La prisión íntima se apoya en una reseca fotografía sin atributos de Timo Salminen, ausencias musicales directas (antes del atiborramiento omninsinuador), una edición deslizante de Samu Heikkilä y una estrictamente proletaria y naturalista dirección de arte de Ville Grönroos, para alcanzar entonces con sublime e inspirada sencillez, la complejidad de una copiosa película todoabarcadora pese a sus parcos elementos dramáticos que diríase la suma de todas las anteriores cintas del realizador: la exasperación dostoievskiana en los mataderos de Crimen y castigo 83, la tristeza infinita de La chica de la fábrica de cerillos 89, la heteróclita provocación acústica de Los vaqueros de Leningrado en América 90, el paradójico homenaje multidimensional al cine silente de Juha 98, el infierno de la impavidez subempleada/desempleada de Cambio de vientos 96, la luctuosa amnesia transformista de Un hombre sin pasado 02, la solidaridad espontánea de Le Havre: el puerto de la esperanza 11 y el destino sarcástico de El otro lado de la esperanza 19, más el corrosivo humor gélido del conjunto, en la nueva película testamentaria del genial cineasta demasiado célebre que por enésima vez amenaza con retirarse, ¿habrá otra deriva de esos personajes a la deriva?

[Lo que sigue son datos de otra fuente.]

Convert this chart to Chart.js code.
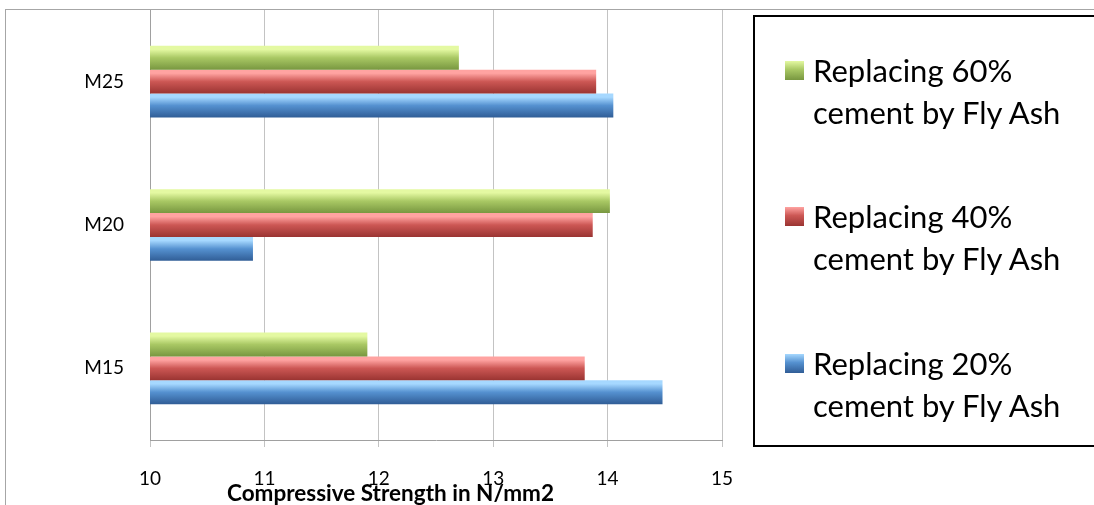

La prisión íntima resignifica además una pasión interior/exterior desesperada donde todos los hechos se hallan contextual y simbólicamente referidos a cierta soledad exánime equiparada a un bombardeo radiofónico de noticias sobre la guerra genocida de Ucrania, una soledad explosiva a través de irónicos y amargos no-diálogos lacónicos (“Vas a decir que todos los hombres son unos cerdos, pero los cerdos son inteligentes y comprensivos”// “No sé su nombre de pila, soy su hermana… en la fe”), una soledad tardía de criaturas vertiginosamente rotas y subversivas sin saberlo, una soledad indócil, acuciante e inmisericorde.
Y la prisión íntima culmina con el resurrecto de muletas y la resucitadora del perrito corriente andando dificultosamente hacia el horizonte vagabundo del inefable humanismo al fin recuperado de Tiempos modernos de Charles Chaplin (36).